For years, I’ve been hearing about an incredible dinner my friend’s brother-in-law makes the family.
It’s weeks in the making, from gathering recipes to shopping to days of preparation. It’s years of these stories detailing his Feast of the Seven Fishes dinner that has elevated it to the stuff of legend.
These tales of over-the-top seafood dishes and presentations for the lucky chosen few occupy my mind this time of year, and even as I write these words.
If you have never heard of the Feast of the Seven Fishes (Festa dei Sette Pesci), it’s an Italian-American Christmas Eve celebration steeped in history. Thought to have been introduced in the United States in the late 1800s by southern Italian immigrants in New York City’s Little Italy, it’s a incredible feast inspired by the flavors of the sea.
The traditional meal consists of seven seafood courses, or a few varieties of fish prepared in different ways, with recipes inspired by the flavors of Italian cuisine.
Baccala (salted cod fish) is one of the most popular dishes to incorporate in an authentic Feast of the Seven Fishes dining extravaganza.
I may still be waiting for an invitation to an authentic Feast of the Seven Fishes dinner, but for now, here are my seven seafood dishes from local restaurants that I would incorporate into my Feast of the Seven Fishes line-up.
Fleming’s Prime Steakhouse
4432 Walnut St., Beavercreek
(937) 320-9548 or www.flemingssteakhouse.com
My Feast of the Seven Fishes dinner would start out with a nice-sized bowl of the lobster bisque from Fleming’s. The spiced sherry cream the pieces of North Atlantic lobster have simmered in is rich, delectable and a perfect start to a showy Christmas Eve Celebration like the one I’m dreaming up.
The Paragon Supper Club
797 Miamisburg Centerville Road, Centerville
(937) 433-1234 or www.theparagonsupperclub.com
The Paragon’s appetizer platter for two ($23) features the smoked peppered salmon they are known for, alongside cold crab, smoked trout and shrimp. It’s a great second-course appetizer with lots of flavors in this dreamy dinner scenario.

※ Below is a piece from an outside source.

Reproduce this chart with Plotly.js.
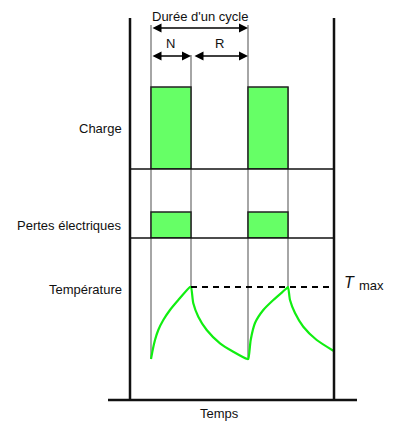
<!DOCTYPE html>
<html>
<head>
<meta charset="utf-8">
<script src="https://cdn.plot.ly/plotly-3.0.1.min.js"></script>
<style>html,body{margin:0;padding:0;background:#fff}#chart{width:393px;height:421px}</style>
</head>
<body>
<div id="chart"></div>
<script>
// ---- data (schematic: time units, normalised levels) ----
const onStarts = [0, 97];          // start of each "N" (charge) period
const onDuration = 40;             // N duration
const cycleDuration = 97;          // N + R
const chargeLevel = [1, 1];
const lossLevel = [1, 1];
const tempTime  = [0, 1.7, 4, 7.3, 12.3, 19, 27.3, 39,
                   40, 42.3, 47.3, 55.7, 69, 82.3, 96.3,
                   97.3, 99.7, 104, 112.3, 122.3, 135.7, 137,
                   139, 144, 152.3, 165.7, 182.3];
const tempValue = [41, 50, 60, 70, 80, 90, 100, 113,
                   113, 96.7, 83.3, 70, 56.7, 48.3, 41,
                   41, 60, 77, 90, 100, 111.7, 113,
                   100, 87, 73.3, 60, 49.3];
const tMax = 113;
const tMaxSpan = [40, 183];
const rowLabels = ["Charge", "Pertes électriques", "Température"];

// ---- layout helpers (pixel -> paper) ----
const W = 393, H = 421;
const X = px => px / W, Y = py => 1 - py / H;
const font = "Liberation Sans, Arial, sans-serif";
const ink = "#111";

const traces = [
  { type: "bar", x: onStarts, y: chargeLevel, offset: 0, width: onDuration,
    xaxis: "x", yaxis: "y", marker: { color: "#66ff66", line: { color: "#222", width: 1.5 } },
    hoverinfo: "skip" },
  { type: "bar", x: onStarts, y: lossLevel, offset: 0, width: onDuration,
    xaxis: "x", yaxis: "y2", marker: { color: "#66ff66", line: { color: "#222", width: 1.5 } },
    hoverinfo: "skip" },
  { type: "scatter", mode: "lines", x: tempTime, y: tempValue, xaxis: "x", yaxis: "y3",
    line: { color: "#11ee11", width: 2.2, shape: "spline", smoothing: 0.6 }, hoverinfo: "skip" },
  { type: "scatter", mode: "lines", x: tMaxSpan, y: [tMax, tMax], xaxis: "x", yaxis: "y3",
    line: { color: "#000", width: 2, dash: "6px,5px" }, hoverinfo: "skip" }
];

const ln = (x0, y0, x1, y1, color, width, layer) => ({
  type: "line", xref: "paper", yref: "paper", x0: X(x0), y0: Y(y0), x1: X(x1), y1: Y(y1),
  line: { color: color, width: width }, layer: layer || "above"
});

const shapes = [
  // gray guide lines
  ln(151, 25, 151, 359, "#888", 1.5, "below"),
  ln(191, 55, 191, 287, "#888", 1.5, "below"),
  ln(248, 25, 248, 360, "#888", 1.5, "below"),
  ln(288, 87, 288, 287, "#888", 1.5, "below"),
  // panel separators
  ln(130, 169, 334, 169, "#111", 1.5),
  ln(130, 238, 334, 238, "#111", 1.5),
  // frame
  ln(130, 18, 130, 400, "#111", 2.5),
  ln(334, 18, 334, 400, "#111", 2.5),
  ln(108, 400, 357, 400, "#111", 2.5)
];

const txt = (text, x, y, xanchor, size, extra) => Object.assign({
  text: text, xref: "paper", yref: "paper", x: X(x), y: Y(y), xanchor: xanchor, yanchor: "middle",
  showarrow: false, font: { family: font, size: size, color: ink }
}, extra || {});

const arrow = (xHead, xTail, y) => ({
  text: "", xref: "paper", yref: "paper", x: X(xHead), y: Y(y), axref: "pixel", ayref: "pixel",
  ax: xTail - xHead, ay: 0, showarrow: true, arrowside: "end+start", arrowhead: 2,
  startarrowhead: 2, arrowsize: 1.2, startarrowsize: 1.2, arrowwidth: 1.5, arrowcolor: "#000",
  standoff: 0, startstandoff: 0
});

const annotations = [
  txt(rowLabels[0], 124, 128, "right", 13),
  txt(rowLabels[1], 124, 225, "right", 13),
  txt(rowLabels[2], 124, 289, "right", 13),
  txt("Temps", 219, 413, "center", 13),
  txt("Durée d'un cycle", 200, 16, "center", 13),
  txt("N", 170, 43, "center", 13),
  txt("R", 219, 43, "center", 13),
  txt("<i>T</i>", 357, 282, "right", 16),
  txt("max", 357, 285, "left", 13),
  arrow(248, 151, 28),
  arrow(191, 151, 56),
  arrow(248, 193, 56)
];

const layout = {
  width: W, height: H, margin: { l: 0, r: 0, t: 0, b: 0 },
  paper_bgcolor: "#fff", plot_bgcolor: "rgba(0,0,0,0)", showlegend: false,
  barmode: "overlay",
  xaxis: { domain: [0, 1], range: [-151, 242], visible: false, fixedrange: true },
  yaxis: { domain: [Y(169), Y(18)], range: [0, 151 / 82], visible: false, fixedrange: true },
  yaxis2: { domain: [Y(238), Y(169)], range: [0, 69 / 26], visible: false, fixedrange: true },
  yaxis3: { domain: [Y(400), Y(238)], range: [0, 162], visible: false, fixedrange: true },
  shapes: shapes, annotations: annotations
};

Plotly.newPlot("chart", traces, layout, { staticPlot: true, displayModeBar: false });
</script>
</body>
</html>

2414 Far Hills Ave., Oakwood
(937) 293-6973 or www.theoakwoodclub.com
For my third course I would go with Oakwood Club’s fresh oysters on the half shell ($13.95), but if you want them cooked and dressed up they have a very nice Oysters Rockefeller ($12.95) to consider.
613 E. Fifth St., Dayton
(937) 719-0999 or www.afinerdiner.com
Corner Kitchen’s Mussels and Fries ($15) never disappoint. The broth and preparations change seasonally. Currently Corner Kitchen is preparing their mussels in a Thai red curry broth with green onion, basil, cilantro, grilled mango, pineapple and grape tomatoes. It’s a zippy, flavorful dish that would make an excellent course in any Feast of the Seven Fishes dinner.
Jay’s Seafood Restaurant
225 E. Sixth St., Dayton
(937) 222-2892 or www.jays.com
Jay’s Linguine al Frutti di Mal is tossed with shrimp, scallops, mussels and chopped clams in a white wine garlic butter sauce topped with Parmesan cheese ($32). It’s a filling celebration of the bounty of the sea and with an Italian name like that, it’s perfect for this celebration.
2450 Dayton-Xenia Road, Beavercreek
(937) 426-4600 or www.thewellingtongrille.net
Wellington Grille has a pan-seared red snapper served over orzo pasta tossed in sautéed shaved brussels sprouts and fresh tomatoes with a lemon butter sauce ($23). Because in addition to not being able to get enough seafood at this meal, you also can’t get enough butter.
524 E. Fifth St., Dayton
(937) 222-3100 or roostitalian.com
Going into the seventh course you may not feel like you have it in you, but Roost’s mushroom crusted scallops ($37) with shaved asparagus, ricotta raviolis, crimini mushrooms and a white truffle besciamella sauce will have you rethinking saying no. This is a terrific dish that is worth seeking out.